Varying Methodologies of Design Research and their Role in Solving Design Problems

During the last three classes our design theory class, we have been discussing articles that explore the role of the designer in relation to their end-users– the person or group of people who will interact with the product, service or system. Each of the eight authors has differing opinions about the extent that end-users should be involved in the design process and the methodology that should be used.

Depending on the context, I see the value in both designing for end-users and in involving end-users in the design process. I believe that it boils down to the fact some methodologies are more effective for creating solutions to simple problems such as the design of a new blender’s aesthetic, while others are more effective for creating solutions to complex, societal problems, such as alleviating poverty.
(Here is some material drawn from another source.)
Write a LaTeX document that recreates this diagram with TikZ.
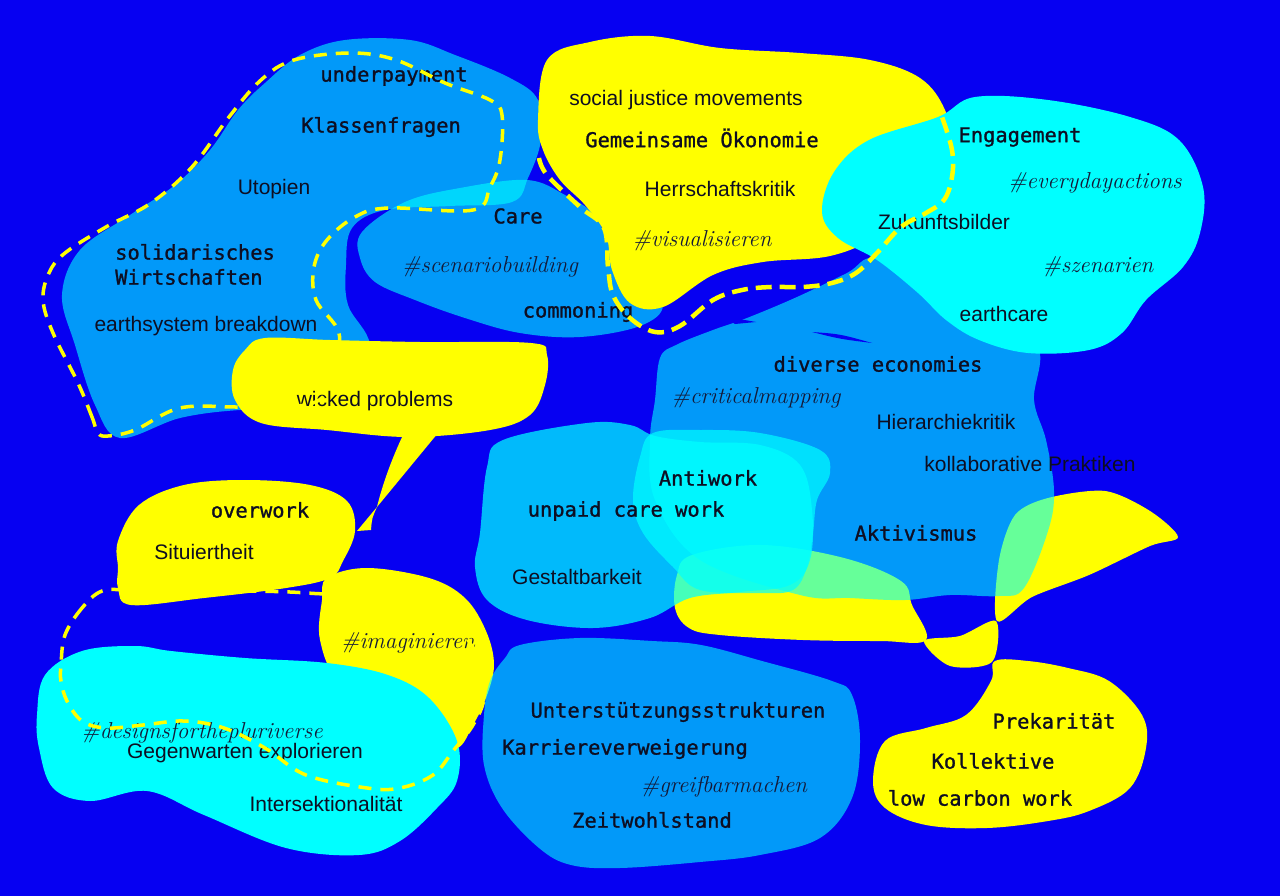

In order to distill my opinions about each authors’ methodology, I placed each author on a coordinate system with the horizontal axis labeled “design for” to “design with” and the vertical axis labeled “effective for creating solutions to simple problems” to “effective creating solutions for complex problems”. The following diagram is the result of the above process:

My first intuition was that better solutions to more complex problems would come about by including the end-users in the entire design process since this process would shed light on the context in which the problem exists. However, if the designer goes the co-design route described by Sanders, the end-users can bring in constraints they are unable to look past which limits ideation. I believe that removing the end-user from the certain stages of the ideation process will allow the designer to use the tools that they have curated to create the best overall design. It seems that designing at an “arm’s reach” may be the most effective way to create insightful designs to complex problems.